Part of a data file
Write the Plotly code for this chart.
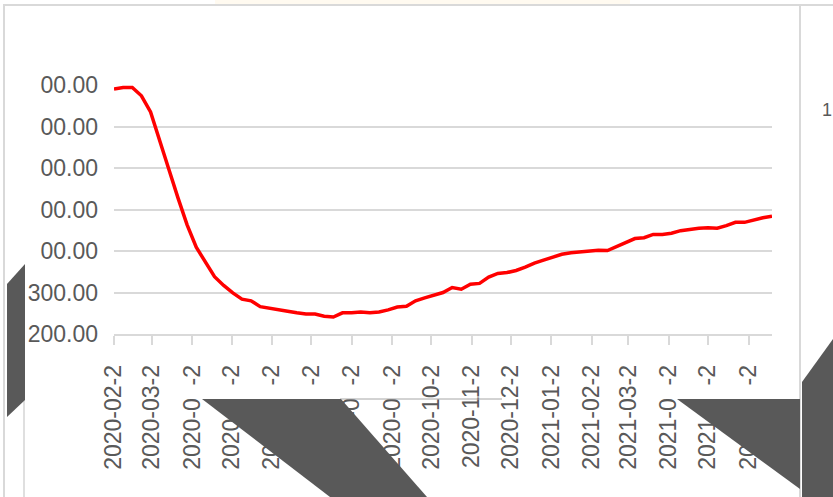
import plotly.graph_objects as go
import pandas as pd

# ---- data ----
start_date = "2020-02-23"
values = [790, 794, 794, 774, 735, 669, 597, 528, 463, 409,
          372, 338, 317, 299, 284, 280, 266, 263, 260, 255,
          251, 248, 248, 243, 241, 251, 251, 253, 251, 253,
          258, 265, 267, 280, 287, 294, 300, 312, 308, 320,
          322, 337, 346, 348, 353, 361, 371, 378, 385, 392,
          396, 398, 401, 402, 401, 411, 419, 430, 432, 440,
          440, 443, 449, 453, 455, 456, 455, 461, 469, 469,
          475, 480, 484]
dates = pd.date_range(start_date, periods=len(values), freq="7D")

x_tick_dates = pd.date_range("2020-02-01", periods=17, freq="MS") + pd.Timedelta(days=22)
x_tick_text = ["2020-02-2", "2020-03-2", "2020-0\u2007-2", "2020-0\u2007-2", "2020-0\u2007-2",
               "2020-0\u2007-2", "2020-0\u2007-2", "2020-0\u2007-2", "2020-10-2", "2020-11-2",
               "2020-12-2", "2021-01-2", "2021-02-2", "2021-03-2", "2021-0\u2007-2",
               "2021-0\u2007-2", "2021-0\u2007-2"]
y_tick_vals = [200, 300, 400, 500, 600, 700, 800]
y_tick_text = ["200.00", "300.00", "00.00", "00.00", "00.00", "00.00", "00.00"]
side_label = "1"

# ---- layout geometry (pixels) ----
W, H = 833, 497
L, R, T, B = 114, 61, 85, 163
PW, PH = W - L - R, H - T - B


def px(x):
    return (x - L) / PW


def py(y):
    return (H - B - y) / PH


def path(points):
    return "M " + " L ".join(f"{px(a):.5f},{py(b):.5f}" for a, b in points) + " Z"


font = "Liberation Sans, Arial, sans-serif"
grey_text = "#595959"
grid = "#d9d9d9"
dark = "#595959"

fig = go.Figure()
fig.add_trace(go.Scatter(x=dates, y=values, mode="lines",
                         line=dict(color="#ff0000", width=3.5), hoverinfo="skip"))

shapes = []
# faint yellow haze at top
shapes.append(dict(type="rect", xref="paper", yref="paper", x0=px(215), x1=px(630), y0=py(5), y1=py(0),
                   fillcolor="#fffaf0", line=dict(width=0), layer="below"))
# container borders
shapes.append(dict(type="line", xref="paper", yref="paper", x0=px(3), x1=px(833), y0=py(5), y1=py(5),
                   line=dict(color=grid, width=2), layer="above"))
shapes.append(dict(type="line", xref="paper", yref="paper", x0=px(4), x1=px(4), y0=py(5), y1=py(497),
                   line=dict(color=grid, width=2), layer="above"))
shapes.append(dict(type="line", xref="paper", yref="paper", x0=px(800), x1=px(800), y0=py(5), y1=py(497),
                   line=dict(color=grid, width=2), layer="above"))
# thin lines
shapes.append(dict(type="line", xref="paper", yref="paper", x0=px(340), x1=px(502), y0=py(399), y1=py(399),
                   line=dict(color="#a6a6a6", width=1), layer="above"))
shapes.append(dict(type="line", xref="paper", yref="paper", x0=px(24), x1=px(24), y0=py(400), y1=py(497),
                   line=dict(color="#bfbfbf", width=1), layer="above"))
# dark polygons
for pts in [
    [(7, 284), (25, 264), (25, 400), (7, 417)],
    [(202, 399), (341, 399), (427, 497), (330, 497)],
    [(677, 399), (800, 399), (800, 489)],
    [(802, 382), (833, 339), (833, 497), (802, 497)],
]:
    shapes.append(dict(type="path", xref="paper", yref="paper", path=path(pts),
                       fillcolor=dark, line=dict(width=0), layer="above"))

fig.update_layout(
    width=W, height=H,
    margin=dict(l=L, r=R, t=T, b=B),
    paper_bgcolor="white", plot_bgcolor="white",
    showlegend=False,
    shapes=shapes,
    annotations=[dict(text=side_label, xref="paper", yref="paper", x=px(820), y=py(110),
                      xanchor="left", yanchor="middle", showarrow=False,
                      font=dict(family=font, size=18, color=grey_text))],
    xaxis=dict(range=[dates[0], dates[-1]], tickmode="array", tickvals=x_tick_dates, ticktext=x_tick_text,
               tickangle=-90, ticks="outside", ticklen=9, tickcolor=grid, tickwidth=1.5,
               showline=True, linecolor=grid, linewidth=1.5, showgrid=False, zeroline=False,
               tickfont=dict(family=font, size=23, color=grey_text), ticklabelstandoff=11),
    yaxis=dict(range=[200, 800], tickmode="array", tickvals=y_tick_vals, ticktext=y_tick_text,
               showgrid=True, gridcolor=grid, gridwidth=1.5, zeroline=False, showline=False,
               ticks="", tickfont=dict(family=font, size=23, color=grey_text), ticklabelstandoff=15),
)

fig.write_html("out.html", config={"displayModeBar": False},
               post_script="document.body.style.margin='0px';document.body.style.overflow='hidden';")
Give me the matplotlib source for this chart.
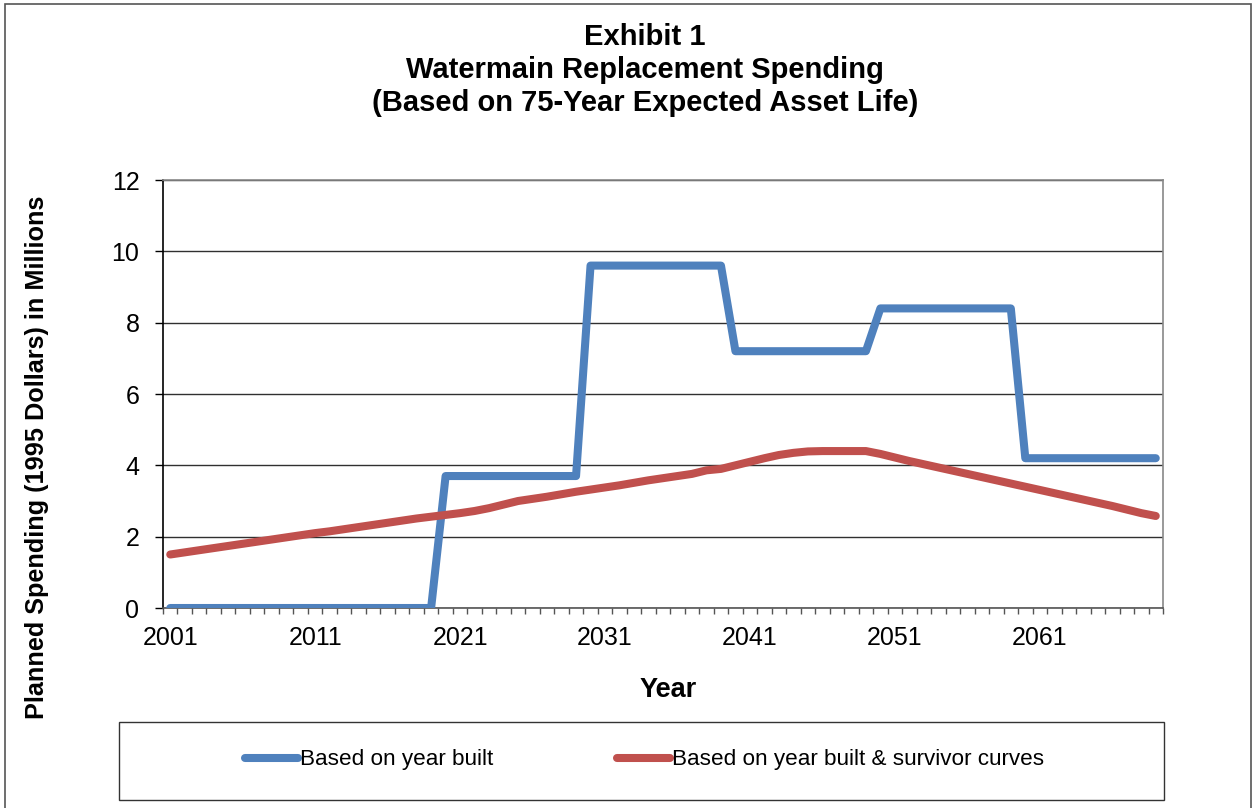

## WHAT IS ASKED
Copy every line of the data exactly as written, excluding the pictures.

## FINAL ANSWER
Write the Plotly code for this chart.
import plotly.graph_objects as go
import pandas as pd

# ---- data ----
start_date = "2020-02-23"
values = [790, 794, 794, 774, 735, 669, 597, 528, 463, 409,
          372, 338, 317, 299, 284, 280, 266, 263, 260, 255,
          251, 248, 248, 243, 241, 251, 251, 253, 251, 253,
          258, 265, 267, 280, 287, 294, 300, 312, 308, 320,
          322, 337, 346, 348, 353, 361, 371, 378, 385, 392,
          396, 398, 401, 402, 401, 411, 419, 430, 432, 440,
          440, 443, 449, 453, 455, 456, 455, 461, 469, 469,
          475, 480, 484]
dates = pd.date_range(start_date, periods=len(values), freq="7D")

x_tick_dates = pd.date_range("2020-02-01", periods=17, freq="MS") + pd.Timedelta(days=22)
x_tick_text = ["2020-02-2", "2020-03-2", "2020-0\u2007-2", "2020-0\u2007-2", "2020-0\u2007-2",
               "2020-0\u2007-2", "2020-0\u2007-2", "2020-0\u2007-2", "2020-10-2", "2020-11-2",
               "2020-12-2", "2021-01-2", "2021-02-2", "2021-03-2", "2021-0\u2007-2",
               "2021-0\u2007-2", "2021-0\u2007-2"]
y_tick_vals = [200, 300, 400, 500, 600, 700, 800]
y_tick_text = ["200.00", "300.00", "00.00", "00.00", "00.00", "00.00", "00.00"]
side_label = "1"

# ---- layout geometry (pixels) ----
W, H = 833, 497
L, R, T, B = 114, 61, 85, 163
PW, PH = W - L - R, H - T - B


def px(x):
    return (x - L) / PW


def py(y):
    return (H - B - y) / PH


def path(points):
    return "M " + " L ".join(f"{px(a):.5f},{py(b):.5f}" for a, b in points) + " Z"


font = "Liberation Sans, Arial, sans-serif"
grey_text = "#595959"
grid = "#d9d9d9"
dark = "#595959"

fig = go.Figure()
fig.add_trace(go.Scatter(x=dates, y=values, mode="lines",
                         line=dict(color="#ff0000", width=3.5), hoverinfo="skip"))

shapes = []
# faint yellow haze at top
shapes.append(dict(type="rect", xref="paper", yref="paper", x0=px(215), x1=px(630), y0=py(5), y1=py(0),
                   fillcolor="#fffaf0", line=dict(width=0), layer="below"))
# container borders
shapes.append(dict(type="line", xref="paper", yref="paper", x0=px(3), x1=px(833), y0=py(5), y1=py(5),
                   line=dict(color=grid, width=2), layer="above"))
shapes.append(dict(type="line", xref="paper", yref="paper", x0=px(4), x1=px(4), y0=py(5), y1=py(497),
                   line=dict(color=grid, width=2), layer="above"))
shapes.append(dict(type="line", xref="paper", yref="paper", x0=px(800), x1=px(800), y0=py(5), y1=py(497),
                   line=dict(color=grid, width=2), layer="above"))
# thin lines
shapes.append(dict(type="line", xref="paper", yref="paper", x0=px(340), x1=px(502), y0=py(399), y1=py(399),
                   line=dict(color="#a6a6a6", width=1), layer="above"))
shapes.append(dict(type="line", xref="paper", yref="paper", x0=px(24), x1=px(24), y0=py(400), y1=py(497),
                   line=dict(color="#bfbfbf", width=1), layer="above"))
# dark polygons
for pts in [
    [(7, 284), (25, 264), (25, 400), (7, 417)],
    [(202, 399), (341, 399), (427, 497), (330, 497)],
    [(677, 399), (800, 399), (800, 489)],
    [(802, 382), (833, 339), (833, 497), (802, 497)],
]:
    shapes.append(dict(type="path", xref="paper", yref="paper", path=path(pts),
                       fillcolor=dark, line=dict(width=0), layer="above"))

fig.update_layout(
    width=W, height=H,
    margin=dict(l=L, r=R, t=T, b=B),
    paper_bgcolor="white", plot_bgcolor="white",
    showlegend=False,
    shapes=shapes,
    annotations=[dict(text=side_label, xref="paper", yref="paper", x=px(820), y=py(110),
                      xanchor="left", yanchor="middle", showarrow=False,
                      font=dict(family=font, size=18, color=grey_text))],
    xaxis=dict(range=[dates[0], dates[-1]], tickmode="array", tickvals=x_tick_dates, ticktext=x_tick_text,
               tickangle=-90, ticks="outside", ticklen=9, tickcolor=grid, tickwidth=1.5,
               showline=True, linecolor=grid, linewidth=1.5, showgrid=False, zeroline=False,
               tickfont=dict(family=font, size=23, color=grey_text), ticklabelstandoff=11),
    yaxis=dict(range=[200, 800], tickmode="array", tickvals=y_tick_vals, ticktext=y_tick_text,
               showgrid=True, gridcolor=grid, gridwidth=1.5, zeroline=False, showline=False,
               ticks="", tickfont=dict(family=font, size=23, color=grey_text), ticklabelstandoff=15),
)

fig.write_html("out.html", config={"displayModeBar": False},
               post_script="document.body.style.margin='0px';document.body.style.overflow='hidden';")
Give me the matplotlib source for this chart.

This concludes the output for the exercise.